STEMpede

If our nation's interest in early childhood STEM (Science, Technology, Engineering, and Math) education were a genuine push for scientific thinking and literacy, it would probably look a lot less like this: 

                                                              And a lot more like this:

If we want to teach and encourage scientific thinking, we need to start with the classic: this scientific method.
For those of us who haven't been in a science class for a while, this is the scientific method:
1. Observe or describe a phenomenon/Ask a question.
2. Do your research.
3. Create a hypothesis.
4. Test that hypothesis.
5. Did it work? If it did, go to step 6. If not, return to steps 2-4.
6. Draw your conclusions.

For those of us who haven't been around infants for a while, people are born doing this. Take two-month-old A for example. He knows that he can be placed on either his back or his belly. He knows that he really prefers being on his back. One day, he is so angry about being placed on his belly, he propels himself onto his back again. Game changer. He knows he did it once, so what will he do the next time he's on his belly against his will? Try his hardest to replicate whatever movements got him back! He will continue testing his movements until he knows the exact series of muscle movements that brought him there.

STEM learning is as natural as breathing to infants and toddlers, and as adults we can support this by making ourselves aware of the pattern this thinking fits in, and making the children aware of it as they age into it.

What about preschoolers? Well, they'll learn a whole lot more about clouds by going outside than they will by pasting cotton balls on paper (which is admittedly a valuable sensory experience on its own).
From the National Center for Biotechnology Information, Preschoolers' Search for Explanatory Information Within Adult-Child Conversations, "During the preschool years, children assemble explanation-rich naïve theories (Carey, 1985; Wellman & Gelman, 1998), ask many questions (Chouinard, 2007; Hickling & Wellman, 2001), and actively pursue explanatory information, a motivation that has been variously characterized as an innate “theory drive” (Gopnik, 1998), a human curiosity about the world (Simon, 2001), or a desire to resolve disequilibrium (Isaacs, 1930; Piaget, 1954), among others."

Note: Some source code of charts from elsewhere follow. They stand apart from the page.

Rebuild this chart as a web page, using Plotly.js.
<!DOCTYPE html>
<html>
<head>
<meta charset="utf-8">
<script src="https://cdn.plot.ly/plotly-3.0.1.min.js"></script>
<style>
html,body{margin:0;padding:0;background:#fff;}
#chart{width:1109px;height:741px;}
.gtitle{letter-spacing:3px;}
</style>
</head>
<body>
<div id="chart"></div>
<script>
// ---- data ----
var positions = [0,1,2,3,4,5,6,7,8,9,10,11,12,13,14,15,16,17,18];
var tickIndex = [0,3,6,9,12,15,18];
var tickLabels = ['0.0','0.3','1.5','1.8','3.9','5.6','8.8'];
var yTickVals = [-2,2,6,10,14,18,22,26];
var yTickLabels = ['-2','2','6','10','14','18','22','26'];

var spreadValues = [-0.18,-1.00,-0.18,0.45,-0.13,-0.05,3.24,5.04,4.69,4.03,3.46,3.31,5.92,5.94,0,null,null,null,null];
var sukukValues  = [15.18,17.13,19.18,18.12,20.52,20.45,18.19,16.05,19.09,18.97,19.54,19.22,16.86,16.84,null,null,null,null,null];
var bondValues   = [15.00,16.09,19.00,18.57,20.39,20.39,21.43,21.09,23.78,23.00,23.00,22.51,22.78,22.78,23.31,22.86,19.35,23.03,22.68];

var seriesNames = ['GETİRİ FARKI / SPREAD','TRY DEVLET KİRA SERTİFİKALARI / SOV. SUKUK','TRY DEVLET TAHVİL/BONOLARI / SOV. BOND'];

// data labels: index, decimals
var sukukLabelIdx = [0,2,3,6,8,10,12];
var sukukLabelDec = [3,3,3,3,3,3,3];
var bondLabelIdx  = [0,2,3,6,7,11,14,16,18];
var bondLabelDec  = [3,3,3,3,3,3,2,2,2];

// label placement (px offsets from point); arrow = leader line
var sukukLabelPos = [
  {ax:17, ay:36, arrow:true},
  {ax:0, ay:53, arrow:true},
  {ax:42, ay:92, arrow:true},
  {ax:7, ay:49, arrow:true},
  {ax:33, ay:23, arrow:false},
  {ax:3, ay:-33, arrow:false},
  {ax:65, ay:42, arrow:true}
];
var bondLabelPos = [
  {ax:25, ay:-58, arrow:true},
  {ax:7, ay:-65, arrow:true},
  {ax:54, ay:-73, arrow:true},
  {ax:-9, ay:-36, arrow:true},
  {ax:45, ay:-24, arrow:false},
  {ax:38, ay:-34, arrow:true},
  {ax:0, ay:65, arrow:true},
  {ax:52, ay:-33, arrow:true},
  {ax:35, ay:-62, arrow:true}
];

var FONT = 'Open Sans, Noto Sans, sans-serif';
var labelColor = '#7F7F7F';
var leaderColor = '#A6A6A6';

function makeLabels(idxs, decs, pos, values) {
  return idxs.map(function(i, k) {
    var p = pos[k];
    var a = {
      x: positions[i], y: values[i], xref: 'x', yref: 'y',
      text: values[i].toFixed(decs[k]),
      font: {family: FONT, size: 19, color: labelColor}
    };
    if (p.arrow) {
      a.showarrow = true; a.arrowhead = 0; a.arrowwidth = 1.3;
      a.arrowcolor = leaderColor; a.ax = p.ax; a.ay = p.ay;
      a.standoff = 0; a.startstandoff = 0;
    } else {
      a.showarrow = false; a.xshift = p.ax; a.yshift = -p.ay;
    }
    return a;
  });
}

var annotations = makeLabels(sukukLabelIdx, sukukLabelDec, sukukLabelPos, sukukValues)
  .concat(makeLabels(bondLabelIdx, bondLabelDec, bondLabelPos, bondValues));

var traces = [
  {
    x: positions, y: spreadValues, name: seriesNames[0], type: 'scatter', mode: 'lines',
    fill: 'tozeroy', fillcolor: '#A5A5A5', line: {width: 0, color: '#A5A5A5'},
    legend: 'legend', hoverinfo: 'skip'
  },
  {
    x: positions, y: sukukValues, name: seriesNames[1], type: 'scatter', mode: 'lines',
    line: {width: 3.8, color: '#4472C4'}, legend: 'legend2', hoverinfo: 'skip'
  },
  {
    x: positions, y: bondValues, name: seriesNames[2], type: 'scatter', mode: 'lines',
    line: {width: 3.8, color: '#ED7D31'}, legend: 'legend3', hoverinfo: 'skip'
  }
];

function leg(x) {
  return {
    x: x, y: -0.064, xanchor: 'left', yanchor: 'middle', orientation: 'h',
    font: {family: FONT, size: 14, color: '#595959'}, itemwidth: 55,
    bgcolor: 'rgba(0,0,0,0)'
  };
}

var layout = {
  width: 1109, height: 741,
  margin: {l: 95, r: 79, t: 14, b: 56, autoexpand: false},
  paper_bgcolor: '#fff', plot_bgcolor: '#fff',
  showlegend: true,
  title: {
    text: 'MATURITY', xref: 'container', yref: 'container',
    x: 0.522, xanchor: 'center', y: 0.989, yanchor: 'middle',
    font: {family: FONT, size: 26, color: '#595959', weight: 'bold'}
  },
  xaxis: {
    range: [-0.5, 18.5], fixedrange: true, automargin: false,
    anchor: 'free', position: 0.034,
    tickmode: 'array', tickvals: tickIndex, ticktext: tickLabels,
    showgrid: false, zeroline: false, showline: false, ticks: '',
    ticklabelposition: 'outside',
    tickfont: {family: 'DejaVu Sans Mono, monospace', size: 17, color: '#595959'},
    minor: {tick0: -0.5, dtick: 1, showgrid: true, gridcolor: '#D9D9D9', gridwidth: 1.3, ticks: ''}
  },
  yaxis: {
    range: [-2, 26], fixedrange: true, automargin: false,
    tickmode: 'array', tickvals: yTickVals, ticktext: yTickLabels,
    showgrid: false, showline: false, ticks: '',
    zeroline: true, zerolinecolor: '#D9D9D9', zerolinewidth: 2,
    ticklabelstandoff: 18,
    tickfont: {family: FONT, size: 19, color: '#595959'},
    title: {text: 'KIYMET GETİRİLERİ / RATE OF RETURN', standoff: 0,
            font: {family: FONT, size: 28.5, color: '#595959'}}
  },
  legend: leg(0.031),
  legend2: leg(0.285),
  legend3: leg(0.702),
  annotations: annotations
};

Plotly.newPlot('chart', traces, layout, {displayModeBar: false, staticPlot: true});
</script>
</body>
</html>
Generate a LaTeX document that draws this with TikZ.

The most important way to encourage STEM exploration in these years, then, is to have an adult (or even better, several adults) ready to engage in exploration alongside the child. This might mean taking a walk in your neighborhood; going to a park, zoo, or nature preserve; consulting an encyclopedia, whether paper or electronic; or being ready to experiment with a whole bunch of household STUFF.

The argument I hear most is, "okay, they want to explore, but what about constructs like numbers and shapes?" Then it becomes the task of the adult to observe and describe what the child is doing that involves those. "Wow, you divided your one string cheese stick into seven smaller ones!" "Let's jump onto these rectangular bricks to get across the park. I wonder how many rectangles we will jump on?" is much more memorable than "Color this rectangle. Now tell me how many sides it has."

As a final piece of evidence that education should be experiential and based on a child's interests, I ask only this: if you remembered the steps of the scientific method, who taught you, and why? If not, why don't you remember it?